It’s pretty clear that the people who created the Flash Gordon series don’t understand why people enjoyed the original Flash Gordon. The original series offered both Thrilling Wonder Super Science cheese and Exotic Adventures in Foreign Lands cheese.
Thrilling Wonder Super Science cheese isn’t all that hard to do. There’s a SciFi Channel series that is doing a topnotch job of delivering that brand of cheese right now: it’s called “Eureka.” Every week the wacky scientists of Eureka come up with some strange new invention or project, or unexpected side effect of a strange new invention or project that Sheriff Carter has to deal with.
It is topnotch thrilling wonder super science cheese with good writing and characterization to boot, I happily watch it every week.
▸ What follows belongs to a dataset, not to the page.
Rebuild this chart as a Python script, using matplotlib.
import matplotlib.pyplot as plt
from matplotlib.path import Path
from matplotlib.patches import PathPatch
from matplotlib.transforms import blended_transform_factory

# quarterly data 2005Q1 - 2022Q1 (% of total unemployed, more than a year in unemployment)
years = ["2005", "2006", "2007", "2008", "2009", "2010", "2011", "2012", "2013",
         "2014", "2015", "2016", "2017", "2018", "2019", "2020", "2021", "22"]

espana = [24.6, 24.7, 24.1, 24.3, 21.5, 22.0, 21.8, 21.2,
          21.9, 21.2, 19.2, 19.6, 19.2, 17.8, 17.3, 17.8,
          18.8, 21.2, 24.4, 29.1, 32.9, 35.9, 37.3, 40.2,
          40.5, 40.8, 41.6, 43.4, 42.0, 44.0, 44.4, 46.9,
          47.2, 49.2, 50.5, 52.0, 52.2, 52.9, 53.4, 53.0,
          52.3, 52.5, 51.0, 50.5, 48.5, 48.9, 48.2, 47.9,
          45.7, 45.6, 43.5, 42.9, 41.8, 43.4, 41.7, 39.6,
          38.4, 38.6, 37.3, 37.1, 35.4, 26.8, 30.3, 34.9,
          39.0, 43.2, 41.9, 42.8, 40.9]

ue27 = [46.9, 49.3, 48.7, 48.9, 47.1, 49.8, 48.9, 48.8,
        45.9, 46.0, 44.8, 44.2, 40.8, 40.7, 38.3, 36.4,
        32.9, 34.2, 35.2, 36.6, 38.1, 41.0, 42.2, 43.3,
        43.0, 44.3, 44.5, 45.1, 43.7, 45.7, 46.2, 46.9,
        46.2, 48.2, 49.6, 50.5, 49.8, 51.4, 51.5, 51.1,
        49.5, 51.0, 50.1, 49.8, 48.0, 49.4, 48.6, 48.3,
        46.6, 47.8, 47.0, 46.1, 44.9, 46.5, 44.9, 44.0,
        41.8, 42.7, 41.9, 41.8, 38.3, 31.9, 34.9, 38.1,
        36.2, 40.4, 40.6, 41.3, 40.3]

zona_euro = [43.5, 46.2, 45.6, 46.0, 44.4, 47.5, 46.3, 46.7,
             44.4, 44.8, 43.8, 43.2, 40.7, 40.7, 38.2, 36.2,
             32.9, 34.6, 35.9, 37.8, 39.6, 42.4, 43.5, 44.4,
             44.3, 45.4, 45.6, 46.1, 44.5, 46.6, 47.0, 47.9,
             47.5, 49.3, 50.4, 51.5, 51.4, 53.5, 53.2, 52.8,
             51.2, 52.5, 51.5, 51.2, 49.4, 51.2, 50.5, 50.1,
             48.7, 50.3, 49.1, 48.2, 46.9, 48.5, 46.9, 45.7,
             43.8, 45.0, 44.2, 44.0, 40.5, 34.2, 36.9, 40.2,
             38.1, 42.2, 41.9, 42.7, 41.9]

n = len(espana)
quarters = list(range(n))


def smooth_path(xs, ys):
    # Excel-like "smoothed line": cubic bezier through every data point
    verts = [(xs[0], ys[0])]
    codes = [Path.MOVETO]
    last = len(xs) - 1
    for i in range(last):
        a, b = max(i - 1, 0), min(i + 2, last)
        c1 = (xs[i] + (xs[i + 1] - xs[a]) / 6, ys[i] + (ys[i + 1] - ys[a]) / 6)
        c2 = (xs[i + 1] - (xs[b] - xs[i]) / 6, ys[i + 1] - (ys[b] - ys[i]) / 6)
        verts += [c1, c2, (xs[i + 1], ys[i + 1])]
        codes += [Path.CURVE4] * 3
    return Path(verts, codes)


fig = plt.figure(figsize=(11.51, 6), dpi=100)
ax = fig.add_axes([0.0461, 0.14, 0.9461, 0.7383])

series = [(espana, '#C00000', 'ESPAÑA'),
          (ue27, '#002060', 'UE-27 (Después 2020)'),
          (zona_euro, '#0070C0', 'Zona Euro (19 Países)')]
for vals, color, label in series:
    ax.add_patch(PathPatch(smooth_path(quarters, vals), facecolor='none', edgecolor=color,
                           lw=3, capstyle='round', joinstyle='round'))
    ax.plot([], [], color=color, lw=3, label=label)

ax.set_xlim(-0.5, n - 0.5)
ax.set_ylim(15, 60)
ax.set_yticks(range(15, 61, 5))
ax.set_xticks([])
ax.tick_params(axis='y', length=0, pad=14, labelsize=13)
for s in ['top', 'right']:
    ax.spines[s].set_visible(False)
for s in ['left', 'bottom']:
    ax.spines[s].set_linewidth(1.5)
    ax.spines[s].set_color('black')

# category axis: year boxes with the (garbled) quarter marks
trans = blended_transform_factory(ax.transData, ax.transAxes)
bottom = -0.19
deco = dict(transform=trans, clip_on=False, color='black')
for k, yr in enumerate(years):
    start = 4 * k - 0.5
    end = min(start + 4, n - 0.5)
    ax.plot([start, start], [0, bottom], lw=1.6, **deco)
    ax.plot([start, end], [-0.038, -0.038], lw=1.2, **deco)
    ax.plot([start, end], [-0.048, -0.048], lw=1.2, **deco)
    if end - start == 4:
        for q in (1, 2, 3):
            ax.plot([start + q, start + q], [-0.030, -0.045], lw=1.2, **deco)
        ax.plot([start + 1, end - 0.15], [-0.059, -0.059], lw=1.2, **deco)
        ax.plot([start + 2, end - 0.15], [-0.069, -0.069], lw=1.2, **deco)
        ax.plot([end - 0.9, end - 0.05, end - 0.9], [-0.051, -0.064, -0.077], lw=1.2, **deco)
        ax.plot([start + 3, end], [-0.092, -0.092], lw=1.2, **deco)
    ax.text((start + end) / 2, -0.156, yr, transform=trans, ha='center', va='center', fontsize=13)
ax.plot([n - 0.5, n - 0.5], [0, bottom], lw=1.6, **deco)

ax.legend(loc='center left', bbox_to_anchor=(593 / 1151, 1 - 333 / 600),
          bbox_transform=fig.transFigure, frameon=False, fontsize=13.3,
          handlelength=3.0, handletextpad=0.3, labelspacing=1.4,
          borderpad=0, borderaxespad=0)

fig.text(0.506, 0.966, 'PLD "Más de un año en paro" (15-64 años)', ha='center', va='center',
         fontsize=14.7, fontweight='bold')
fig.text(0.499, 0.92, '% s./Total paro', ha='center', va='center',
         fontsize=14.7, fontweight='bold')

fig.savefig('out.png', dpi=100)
The orgiinal Flash Gordon series delivered the thrilling wonder super science cheese with its stubby spaceships and ray guns and so forth, and it worked because that was new and exciting stuff to see in a movie or TV series at the time. It won’t work now because it’s old hat: to reuse it you just about have to do it as camp, like the 1984 Flash Gordon movie did, and the Flesh Gordon parody did, both to good effect/
Updating the thrilling wonder super science cheese won’t be hard, just give the Mongonians nanotech and artificial intelligences and they’ll be fine.
Unfortunately, the Mongo that we’ve seen so far looks, well, primitive and dirt poor. Feudal. Not the sort of place you’d expect to find advanced super science in. Frankly, the impression I’ve gotten of Mongo is that a single armored cavalry division from ANY of the world’s top 20 or 30 armies could take the whole planet without a whole lot of bother. With the excepton of Ming’s palace, the place is a dump.
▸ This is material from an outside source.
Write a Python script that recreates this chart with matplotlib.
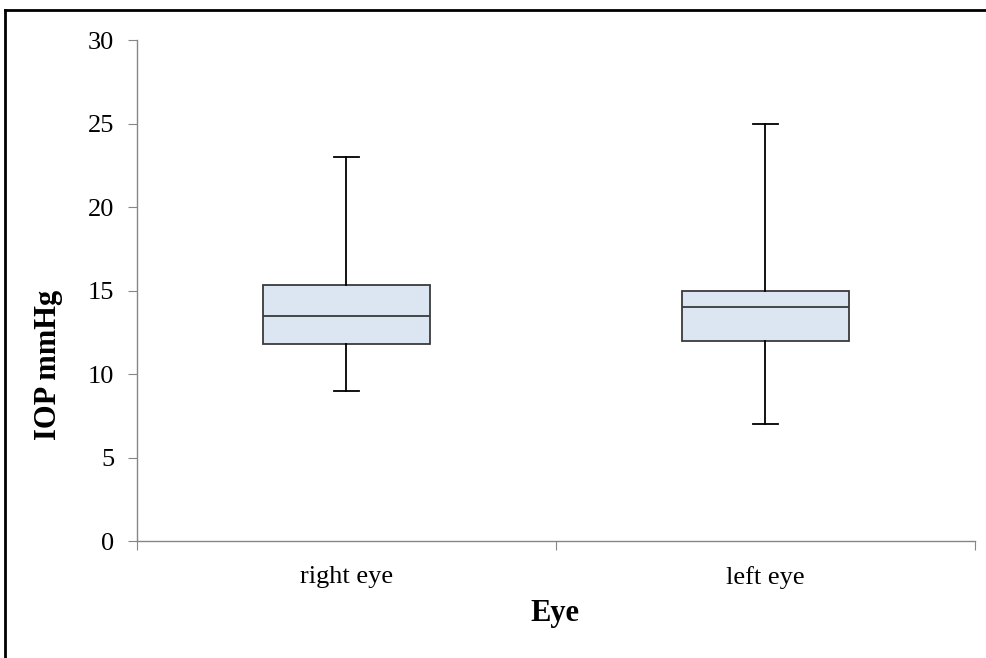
import matplotlib.pyplot as plt
from matplotlib.lines import Line2D

eyes = ['right eye', 'left eye']
whisker_low = [9, 7]
q1 = [11.8, 12.0]
median = [13.5, 14.0]
q3 = [15.3, 15.0]
whisker_high = [23, 25]

plt.rcParams['font.family'] = ['Liberation Serif', 'DejaVu Serif']

fig = plt.figure(figsize=(9.87, 6.58), dpi=100)
ax = fig.add_axes([0.1388, 0.1778, 0.8490, 0.7614])

stats = []
for i, name in enumerate(eyes):
    stats.append({'label': name, 'whislo': whisker_low[i], 'q1': q1[i],
                  'med': median[i], 'q3': q3[i], 'whishi': whisker_high[i],
                  'fliers': []})

box_color = '#3a3a3a'
ax.bxp(stats, positions=[1, 2], widths=0.4, patch_artist=True,
       showfliers=False, capwidths=0.06,
       boxprops=dict(facecolor='#dce6f2', edgecolor=box_color, linewidth=1.3),
       medianprops=dict(color=box_color, linewidth=1.3),
       whiskerprops=dict(color='black', linewidth=1.3),
       capprops=dict(color='black', linewidth=1.3))

ax.set_xlim(0.5, 2.5)
ax.set_ylim(0, 30)
ax.set_yticks(range(0, 31, 5))
ax.set_xticks([0.5, 1.5, 2.5])
ax.set_xticklabels([])
ax.set_xticks([1, 2], minor=True)
ax.set_xticklabels(eyes, minor=True)
ax.tick_params(axis='x', which='minor', length=0, pad=18, labelsize=19)
ax.tick_params(axis='x', which='major', length=6.5, color='#868686', direction='out')
ax.tick_params(axis='y', length=6.5, color='#868686', direction='out', pad=10, labelsize=19)

for side in ['top', 'right']:
    ax.spines[side].set_visible(False)
for side in ['left', 'bottom']:
    ax.spines[side].set_color('#868686')
    ax.spines[side].set_linewidth(1.0)

ax.set_xlabel('Eye', fontsize=22, fontweight='bold', va='center')
ax.xaxis.set_label_coords(0.499, -0.144)
ax.set_ylabel('IOP mmHg', fontsize=22, fontweight='bold', va='center')
ax.yaxis.set_label_coords(-0.106, 0.351)

# frame around the chart (top and left edges)
fig.add_artist(Line2D([0.005, 0.005], [0.0, 0.985], transform=fig.transFigure,
                      color='black', linewidth=2))
fig.add_artist(Line2D([0.005, 1.0], [0.985, 0.985], transform=fig.transFigure,
                      color='black', linewidth=2))

fig.savefig('out.png', dpi=100)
(Of course, it’s easy enough to handwave away Mongo’s primitiveness by postulating that the Mongonians inherited super science tech from a more advanced earlier civilization, making them dangerous for all their apparent primitiveness, but no one has bothered to do that yet.)
Otherwise, if they want Mongo to look dangerous and advanced, it ought to look richer than Earth, not poorer.
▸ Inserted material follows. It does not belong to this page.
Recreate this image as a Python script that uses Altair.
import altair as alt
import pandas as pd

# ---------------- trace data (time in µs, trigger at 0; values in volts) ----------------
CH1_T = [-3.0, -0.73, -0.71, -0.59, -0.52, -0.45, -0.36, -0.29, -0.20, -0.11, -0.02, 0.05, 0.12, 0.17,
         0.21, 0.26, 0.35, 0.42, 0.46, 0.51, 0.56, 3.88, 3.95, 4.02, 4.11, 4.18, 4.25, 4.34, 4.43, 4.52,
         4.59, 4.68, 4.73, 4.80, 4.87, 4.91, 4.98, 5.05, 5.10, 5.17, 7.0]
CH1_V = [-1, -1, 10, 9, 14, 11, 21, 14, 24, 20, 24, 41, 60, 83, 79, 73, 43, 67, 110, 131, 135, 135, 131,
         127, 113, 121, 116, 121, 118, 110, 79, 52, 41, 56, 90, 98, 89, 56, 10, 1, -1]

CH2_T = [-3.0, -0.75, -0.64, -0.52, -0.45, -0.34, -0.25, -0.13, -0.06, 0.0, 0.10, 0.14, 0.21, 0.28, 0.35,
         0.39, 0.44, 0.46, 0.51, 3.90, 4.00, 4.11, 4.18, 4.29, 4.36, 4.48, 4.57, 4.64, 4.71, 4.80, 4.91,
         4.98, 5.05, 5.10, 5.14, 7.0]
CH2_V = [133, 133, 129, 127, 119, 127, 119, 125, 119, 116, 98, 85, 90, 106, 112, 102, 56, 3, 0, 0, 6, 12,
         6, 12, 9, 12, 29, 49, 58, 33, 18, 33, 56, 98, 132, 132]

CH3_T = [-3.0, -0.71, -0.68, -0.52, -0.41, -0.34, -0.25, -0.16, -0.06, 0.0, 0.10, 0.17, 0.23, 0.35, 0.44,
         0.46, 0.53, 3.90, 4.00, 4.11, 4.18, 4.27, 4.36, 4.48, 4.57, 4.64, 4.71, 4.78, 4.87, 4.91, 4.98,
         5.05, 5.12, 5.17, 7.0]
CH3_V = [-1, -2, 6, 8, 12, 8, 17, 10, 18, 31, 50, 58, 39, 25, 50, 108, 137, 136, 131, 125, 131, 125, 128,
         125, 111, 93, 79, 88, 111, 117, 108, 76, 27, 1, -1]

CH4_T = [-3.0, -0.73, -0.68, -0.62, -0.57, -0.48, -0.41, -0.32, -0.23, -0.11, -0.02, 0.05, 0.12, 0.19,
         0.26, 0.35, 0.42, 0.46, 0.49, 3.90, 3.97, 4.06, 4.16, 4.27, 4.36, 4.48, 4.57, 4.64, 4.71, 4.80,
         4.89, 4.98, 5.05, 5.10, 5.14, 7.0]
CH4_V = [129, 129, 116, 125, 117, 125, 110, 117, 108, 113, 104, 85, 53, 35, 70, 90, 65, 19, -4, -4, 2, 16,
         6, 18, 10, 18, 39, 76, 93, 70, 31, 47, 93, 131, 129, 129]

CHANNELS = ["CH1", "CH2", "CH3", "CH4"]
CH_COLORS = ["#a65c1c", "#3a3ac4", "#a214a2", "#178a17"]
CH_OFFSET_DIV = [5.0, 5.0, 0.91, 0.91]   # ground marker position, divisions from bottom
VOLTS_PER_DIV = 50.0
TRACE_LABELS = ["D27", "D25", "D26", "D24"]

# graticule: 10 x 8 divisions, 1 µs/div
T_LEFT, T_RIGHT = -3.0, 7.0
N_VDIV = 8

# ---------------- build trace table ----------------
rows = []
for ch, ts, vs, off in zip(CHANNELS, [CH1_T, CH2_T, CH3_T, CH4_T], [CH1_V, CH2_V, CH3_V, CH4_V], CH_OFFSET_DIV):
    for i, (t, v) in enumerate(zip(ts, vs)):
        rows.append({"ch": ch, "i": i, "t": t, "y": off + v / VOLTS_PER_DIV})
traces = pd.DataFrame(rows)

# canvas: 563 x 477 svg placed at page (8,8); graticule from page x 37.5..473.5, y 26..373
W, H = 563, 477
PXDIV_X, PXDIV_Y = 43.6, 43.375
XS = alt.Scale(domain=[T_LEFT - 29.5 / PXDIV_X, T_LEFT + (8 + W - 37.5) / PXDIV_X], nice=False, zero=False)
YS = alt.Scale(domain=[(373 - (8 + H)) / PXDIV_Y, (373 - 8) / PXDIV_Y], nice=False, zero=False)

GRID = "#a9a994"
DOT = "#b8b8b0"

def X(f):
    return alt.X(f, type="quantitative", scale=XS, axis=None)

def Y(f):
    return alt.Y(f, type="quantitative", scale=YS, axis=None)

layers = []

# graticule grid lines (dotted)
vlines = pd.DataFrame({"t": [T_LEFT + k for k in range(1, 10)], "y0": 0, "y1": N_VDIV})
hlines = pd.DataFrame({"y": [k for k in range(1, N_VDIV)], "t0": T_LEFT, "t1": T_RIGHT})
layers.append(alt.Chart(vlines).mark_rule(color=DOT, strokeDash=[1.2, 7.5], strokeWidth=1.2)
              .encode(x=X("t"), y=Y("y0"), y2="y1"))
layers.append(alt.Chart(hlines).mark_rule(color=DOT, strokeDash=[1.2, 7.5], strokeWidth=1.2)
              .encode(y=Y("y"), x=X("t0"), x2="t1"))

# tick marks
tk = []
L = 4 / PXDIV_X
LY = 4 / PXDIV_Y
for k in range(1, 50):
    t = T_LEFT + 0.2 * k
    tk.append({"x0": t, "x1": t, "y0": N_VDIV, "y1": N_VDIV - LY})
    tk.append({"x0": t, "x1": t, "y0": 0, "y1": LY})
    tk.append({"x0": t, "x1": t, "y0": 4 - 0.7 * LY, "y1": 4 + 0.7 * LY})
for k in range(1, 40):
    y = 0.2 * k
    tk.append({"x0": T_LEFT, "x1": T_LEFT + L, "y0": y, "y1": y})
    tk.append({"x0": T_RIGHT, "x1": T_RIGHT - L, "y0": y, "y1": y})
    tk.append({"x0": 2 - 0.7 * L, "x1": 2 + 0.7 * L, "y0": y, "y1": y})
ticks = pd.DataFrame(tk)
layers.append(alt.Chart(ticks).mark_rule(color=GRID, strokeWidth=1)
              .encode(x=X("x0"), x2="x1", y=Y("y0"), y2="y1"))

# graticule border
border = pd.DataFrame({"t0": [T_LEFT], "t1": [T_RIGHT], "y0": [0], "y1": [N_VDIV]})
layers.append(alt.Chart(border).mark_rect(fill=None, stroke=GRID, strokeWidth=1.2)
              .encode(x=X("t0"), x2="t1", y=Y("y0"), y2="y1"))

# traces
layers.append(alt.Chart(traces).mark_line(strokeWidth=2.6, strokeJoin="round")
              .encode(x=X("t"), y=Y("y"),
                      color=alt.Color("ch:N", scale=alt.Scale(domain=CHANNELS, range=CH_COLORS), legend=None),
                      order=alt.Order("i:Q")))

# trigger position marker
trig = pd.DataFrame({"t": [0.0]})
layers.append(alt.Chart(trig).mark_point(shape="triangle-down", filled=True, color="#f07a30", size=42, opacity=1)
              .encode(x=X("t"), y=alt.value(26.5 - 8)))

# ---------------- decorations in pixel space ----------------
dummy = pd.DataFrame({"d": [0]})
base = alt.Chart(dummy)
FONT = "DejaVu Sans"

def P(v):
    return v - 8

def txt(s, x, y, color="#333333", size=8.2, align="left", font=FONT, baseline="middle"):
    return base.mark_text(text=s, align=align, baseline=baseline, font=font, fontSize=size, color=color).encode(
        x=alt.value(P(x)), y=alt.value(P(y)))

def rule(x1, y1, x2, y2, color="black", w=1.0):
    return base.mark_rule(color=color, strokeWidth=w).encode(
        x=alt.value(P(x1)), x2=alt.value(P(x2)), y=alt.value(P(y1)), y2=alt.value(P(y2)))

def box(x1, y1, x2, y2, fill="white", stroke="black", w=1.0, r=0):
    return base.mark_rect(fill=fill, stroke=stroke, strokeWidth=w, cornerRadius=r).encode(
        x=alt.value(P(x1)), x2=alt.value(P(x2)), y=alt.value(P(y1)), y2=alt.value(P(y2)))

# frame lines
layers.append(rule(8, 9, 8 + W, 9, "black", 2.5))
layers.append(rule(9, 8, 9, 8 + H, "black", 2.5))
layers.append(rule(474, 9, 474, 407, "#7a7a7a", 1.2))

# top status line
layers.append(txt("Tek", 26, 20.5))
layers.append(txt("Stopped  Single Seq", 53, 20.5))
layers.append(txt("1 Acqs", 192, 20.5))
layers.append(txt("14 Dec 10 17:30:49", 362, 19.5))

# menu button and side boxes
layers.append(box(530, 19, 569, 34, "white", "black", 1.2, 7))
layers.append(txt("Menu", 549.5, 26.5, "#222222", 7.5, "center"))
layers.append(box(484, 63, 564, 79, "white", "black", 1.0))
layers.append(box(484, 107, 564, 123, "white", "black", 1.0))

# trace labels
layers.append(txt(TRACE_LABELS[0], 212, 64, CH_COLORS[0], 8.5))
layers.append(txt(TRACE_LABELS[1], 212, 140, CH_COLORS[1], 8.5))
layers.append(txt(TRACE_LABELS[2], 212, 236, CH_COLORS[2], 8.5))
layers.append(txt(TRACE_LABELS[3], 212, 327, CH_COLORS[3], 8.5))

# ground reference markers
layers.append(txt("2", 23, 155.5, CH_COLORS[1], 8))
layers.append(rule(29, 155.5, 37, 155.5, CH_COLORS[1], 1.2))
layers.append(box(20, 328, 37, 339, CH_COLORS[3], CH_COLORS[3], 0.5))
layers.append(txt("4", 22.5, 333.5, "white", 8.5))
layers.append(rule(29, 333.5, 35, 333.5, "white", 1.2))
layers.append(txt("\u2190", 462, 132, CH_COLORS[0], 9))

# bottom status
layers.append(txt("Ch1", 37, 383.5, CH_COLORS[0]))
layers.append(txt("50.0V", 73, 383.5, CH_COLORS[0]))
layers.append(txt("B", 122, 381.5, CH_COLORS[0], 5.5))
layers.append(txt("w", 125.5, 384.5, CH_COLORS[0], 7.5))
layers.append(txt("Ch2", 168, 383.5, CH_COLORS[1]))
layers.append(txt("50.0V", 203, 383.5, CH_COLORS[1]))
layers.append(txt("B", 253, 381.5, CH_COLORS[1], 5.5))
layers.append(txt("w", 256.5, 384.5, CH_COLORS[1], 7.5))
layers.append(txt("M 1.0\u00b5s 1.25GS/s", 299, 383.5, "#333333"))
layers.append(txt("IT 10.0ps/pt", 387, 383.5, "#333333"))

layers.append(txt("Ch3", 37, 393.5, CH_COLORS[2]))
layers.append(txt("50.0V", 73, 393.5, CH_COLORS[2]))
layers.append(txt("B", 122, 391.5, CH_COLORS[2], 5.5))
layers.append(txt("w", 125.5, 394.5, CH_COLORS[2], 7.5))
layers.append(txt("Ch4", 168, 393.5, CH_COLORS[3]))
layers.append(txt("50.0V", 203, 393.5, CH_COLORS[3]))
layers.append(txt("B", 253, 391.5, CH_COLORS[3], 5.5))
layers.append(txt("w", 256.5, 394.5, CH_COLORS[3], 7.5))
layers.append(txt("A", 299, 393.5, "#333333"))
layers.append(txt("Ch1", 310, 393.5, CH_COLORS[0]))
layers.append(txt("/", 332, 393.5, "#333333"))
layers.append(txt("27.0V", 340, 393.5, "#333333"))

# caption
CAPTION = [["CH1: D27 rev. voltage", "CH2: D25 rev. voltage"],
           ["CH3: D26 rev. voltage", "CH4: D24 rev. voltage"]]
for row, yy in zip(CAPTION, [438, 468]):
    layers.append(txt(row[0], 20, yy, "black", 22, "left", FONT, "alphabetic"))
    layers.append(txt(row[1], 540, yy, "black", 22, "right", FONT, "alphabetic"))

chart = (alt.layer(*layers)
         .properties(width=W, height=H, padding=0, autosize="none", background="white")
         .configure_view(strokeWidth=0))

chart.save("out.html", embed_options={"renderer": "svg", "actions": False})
The other cheese that the original Flash Gordon delivered was strange adventures in exotic lands. This cheese cannot be served by having Flash spend so much of his time wandering around the outskirts of Vancouver, Canada. He needs to be on Mongo, seeing strange and exotic plants and animals, meeting with strange and exotic peoples, and visiting strange and exotic cities full of weird looking buildings and such.
(I have to say, if the creators of the series had even a HINT that this kind of cheese was part of what viewers want when they watch Flash Gordon, in the most recent episode when an animal came to Earth via a stray rift (an excellent plot device, BTW) they would have delivered something different than a slightly larger than Earth sized dragonfly. Maybe a flying snake with glowing green eyes and batwings. Something, you know, exotic.)
Of course, it does take money to really do nice sets and great CGI graphics and such to totally deliver that otherworldy look. But I think viewers would accept a little tacky so long as they’re delivering the cheese. And frankly, the mistakes that have been made so far have been products of not knowing what they’re doing rather than just budgeting. For example, it probably would have cost no more to deliver a CGI flying batwinged snake lizard than it took to deliver that slightly larger than earth sized CGI dragonfly.
And there’s an additonal bit of cheese that could help a lot: sexy cheese that plays into the Exotic Lands cheese. Start all the costume design for Mongonian women with string thongs. Add a few wisps of silk, some metallic armbands, headbands and whatnot, and stop right there. Fanservice has always worked for any kind of medium whose audience is primarily male, no reason it wouldn’t work for Flash. Hell, have the guys run abound in jogging shorts and shoulder harnesses and nothing much else if you want to be sexually egalitarian and all. (Though you really need to remember that your core audience is male and straight and put the cameras on the gals most of the time.)
Cheese theory alone won’t make a show a success. You still need good writing and characters. But cheese theory does help deliver good writing, because it forces writers to think about the audience appeal of their works.
There, I’ve said what I have to say, in a place where it has a snowball’s chance in hell, if not much more than that, of doing some good. I have done as much to save Flash Gordon as any human being not employed by the series may reasonably be asked to.